Секретарь Московского совета Дорофеев также не склонен скрывать реальное положение вещей: „Революция внесла разложение в семью, многие рабочие озорничают и не так понимают свободу, расходятся со своими женами. А другие так отвечают, что революция произвела какой-то толчок, ударила по семье. Даже среди ответственных работников есть много таких, которые расстались с женами и оставили их с пятью детишками. Таких случаев очень много”.
Заведующая женским отделом Московского комитета партии Цейтлина считает, что „в литературе недостаточно освещаются вопросы отношений мужчины и женщины. Массы чувствуют, что мы замалчиваем этот вопрос… Я знаю агитаторов, которые отвечают (рабочим. — М. П.) по тезисам тов. Коллонтай. И на этой почве растет подбрасывание ребят (детей. — М. П.). Сейчас в Москве это явление является одним из большущих зол”.
Можно заметить, что люди, которых в 1923-м собрал Троцкий, несмотря на свои высокие посты, еще не разучились говорить правду. Они и сами лишь недавно стояли у станков и, в отличие от своих коллег сталинско-хрущевско-брежневской эпохи, не утратили реальной связи с низами. Даже самые крупные партийные бонзы в эпоху еще не до конца умерших коммунистических идеалов могли честно признаться в существовании таких неприятных реальностей советской жизни, как развал хозяйства, безработица, проституция. Старый большевик Емельян Ярославский в 1926 году писал в широко распространенном журнале: „Можно спросить: а в Советском Союзе есть проституция? Да, есть…” По Марксу, Энгельсу и Ленину, быть проституции в государстве с разрушенным буржуазным строем не должно. А вот есть. И Ярославскому приходится на десятом году революции „разъяснять”: „…Потому что есть разные классы; есть еще буржуазия; потому что есть еще необеспеченный пролетариат; потому что мы не разрешили еще жилищный вопрос, потому что мы не построили достаточного количества детских домов, детских ясель, домов матери и ребенка — поэтому есть проституция…” Отстегнуть проституцию от классовой борьбы он никак не может, и даже, похоже, верит в этот жупел[23].

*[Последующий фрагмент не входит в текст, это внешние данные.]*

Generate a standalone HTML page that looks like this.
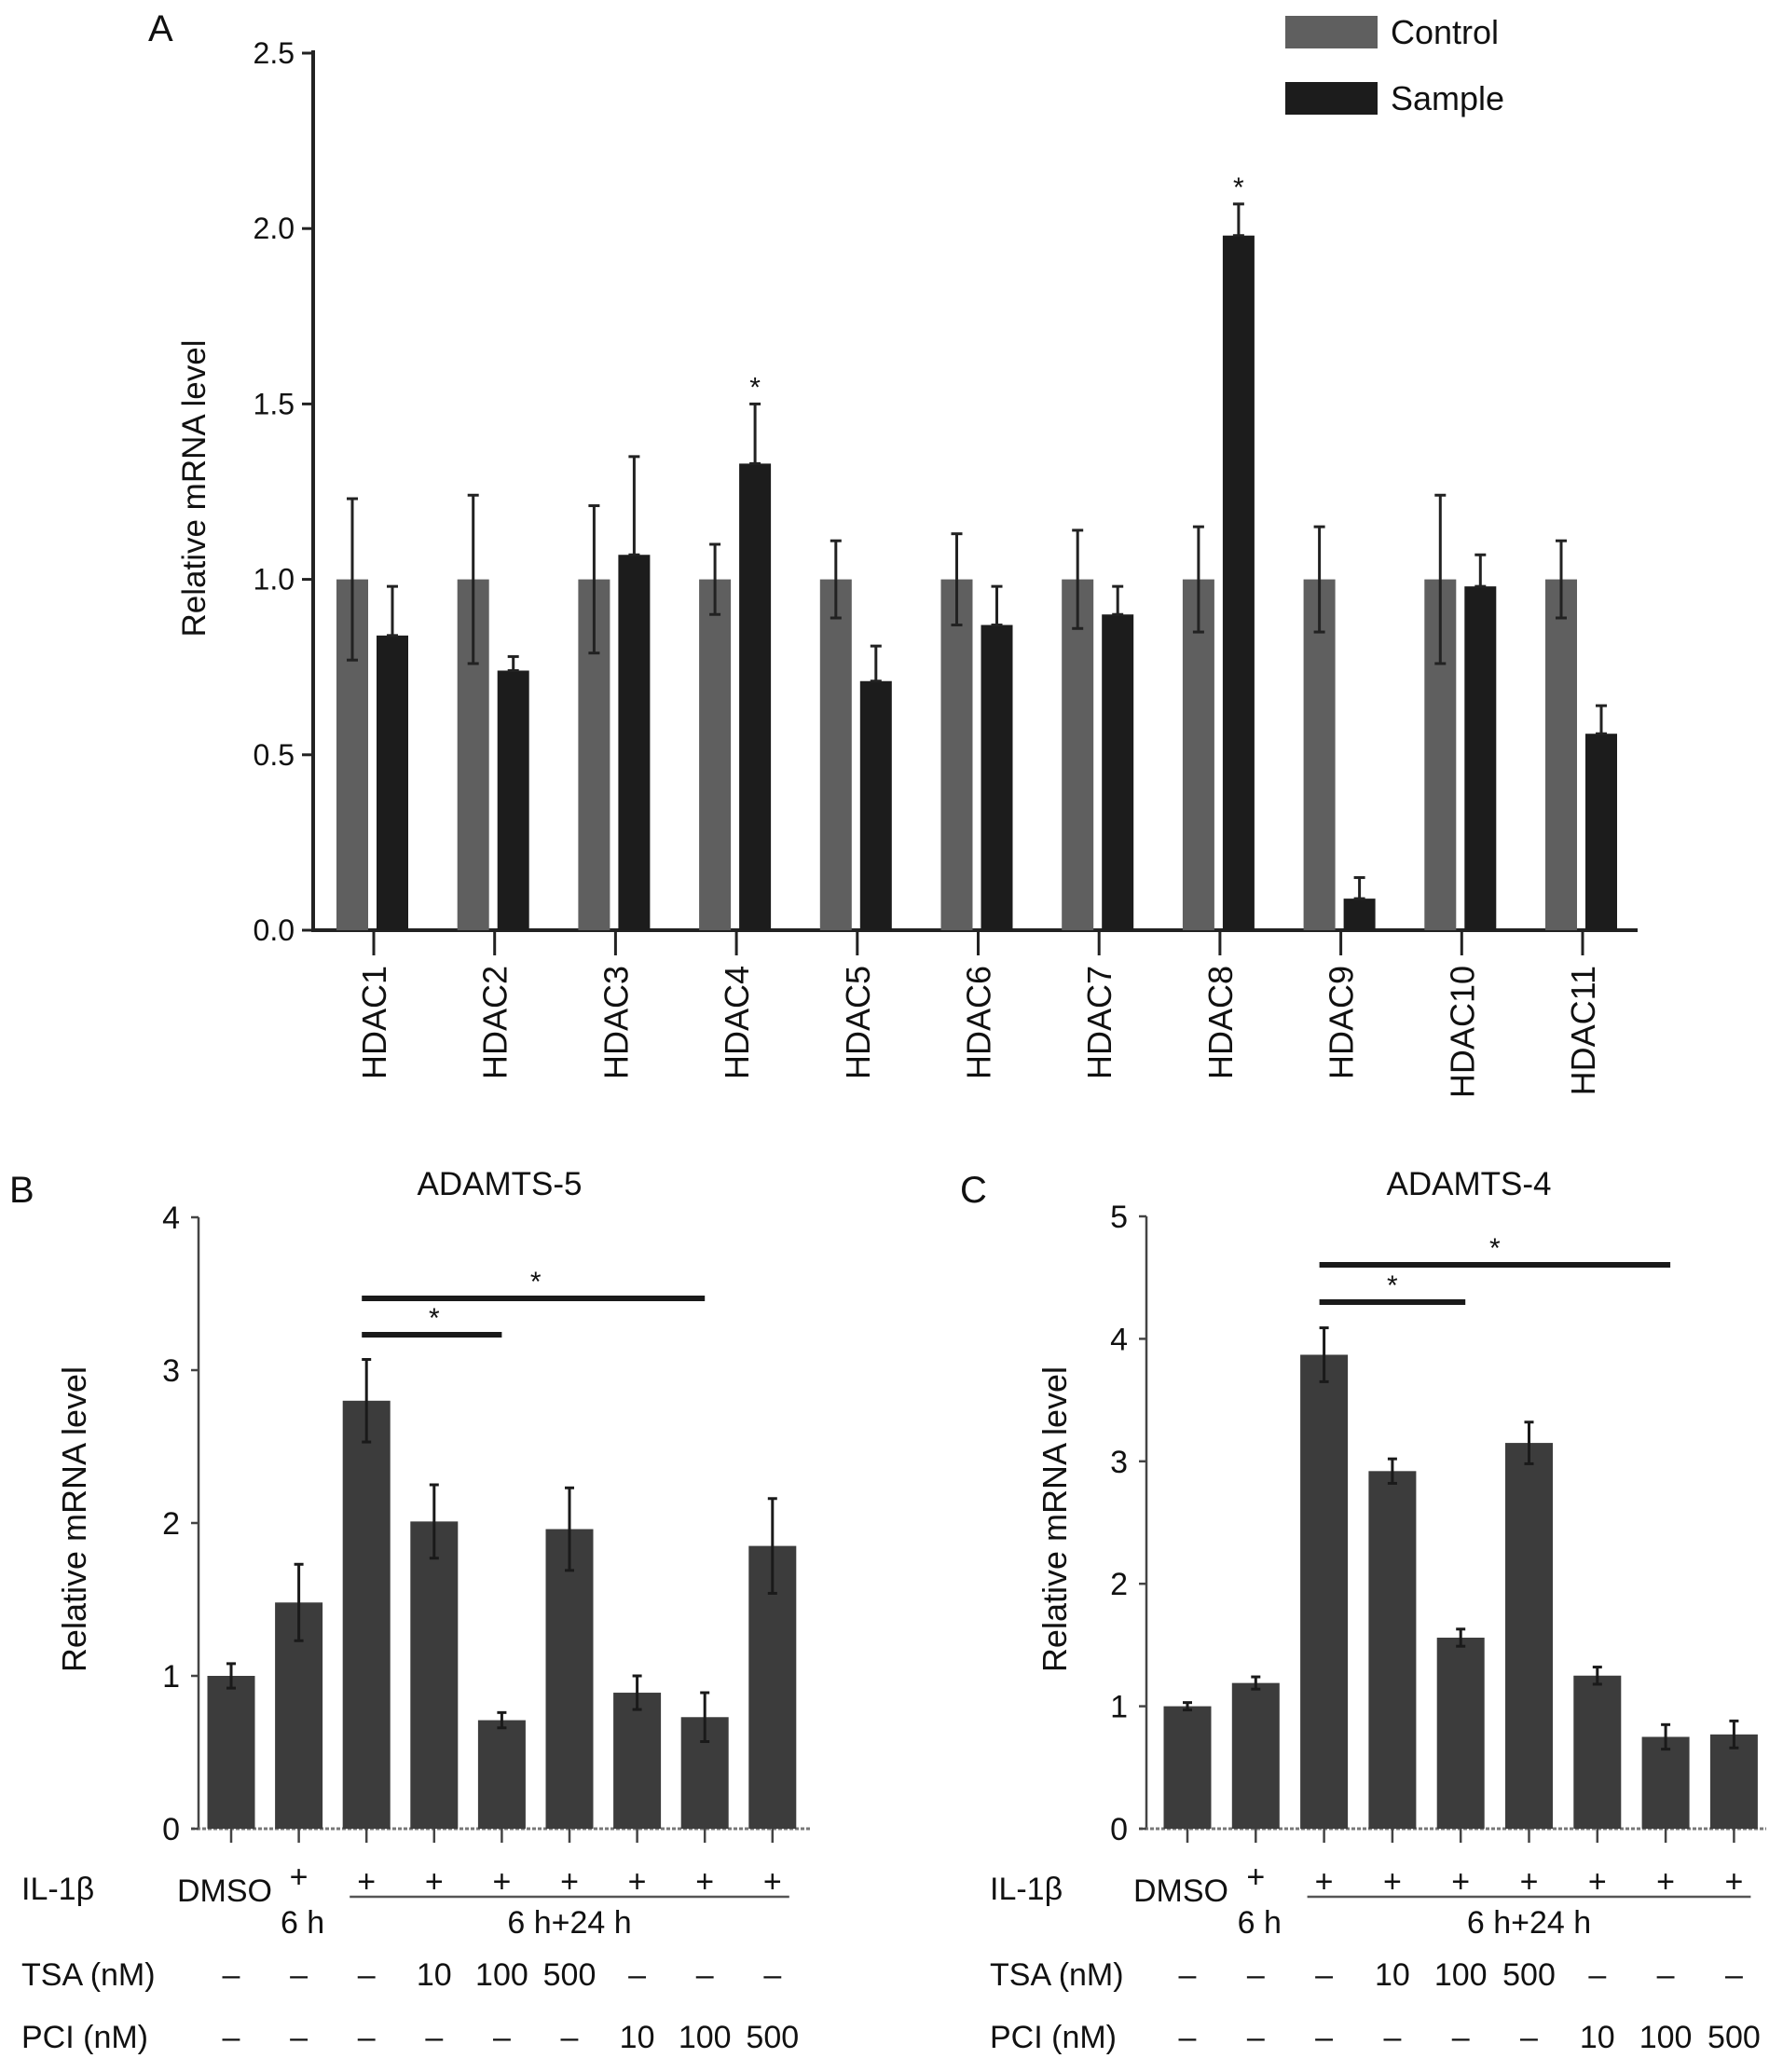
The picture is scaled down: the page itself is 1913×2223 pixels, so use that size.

Двадцатые годы в СССР оставили много опубликованных материалов, почти достоверных. У меня лично вызывает доверие и отчет доктора Д. Ласса, который проанализировал почти две с половиной тысячи анкет, анонимно заполненных одесскими студентами [24]. На основании конкретных цифр, доктор Ласс пытается дать читателю представление о быте советского студенчества и, в частности, о сексуальной жизни молодежи средины 20-х годов. В Одесском (Новороссийском) Университете и в институтах училось в те годы 37,8 % крестьян, 30,2 % рабочих и 31 % представителей так называемой „мелкой буржуазии”, куда причисляли также детей врачей, инженеров и вообще интеллигенции. Основная масса этого рабоче-крестьянского студенчества жила в общежитиях безо всяких удобств, в комнатах по 10–20 человек. Стипендии не хватало на самое насущное. „Сплю у чужих людей, постели нет, сплю не раздеваясь на холодном полу. Питание недостаточное”, — записал первокурсник Института народного хозяйства. „Постоянно недоедаю, сидишь без ужина, без завтрака, часто — один хлеб”, — дополняет его другой. Остальные пояснения к анкете — в том же духе. Однако на половой жизни молодежи все эти трудности как будто не отражались. Каждый пятый студент начинал половую жизнь до 15 лет. Половина студентов обращалась к сексу между 17 и 19 годами. 63 % студентов и 49 % студенток сообщили, что постоянно имеют „случайные” половые акты. Пятая часть студентов поддерживала половое чувство с помощью алкоголя.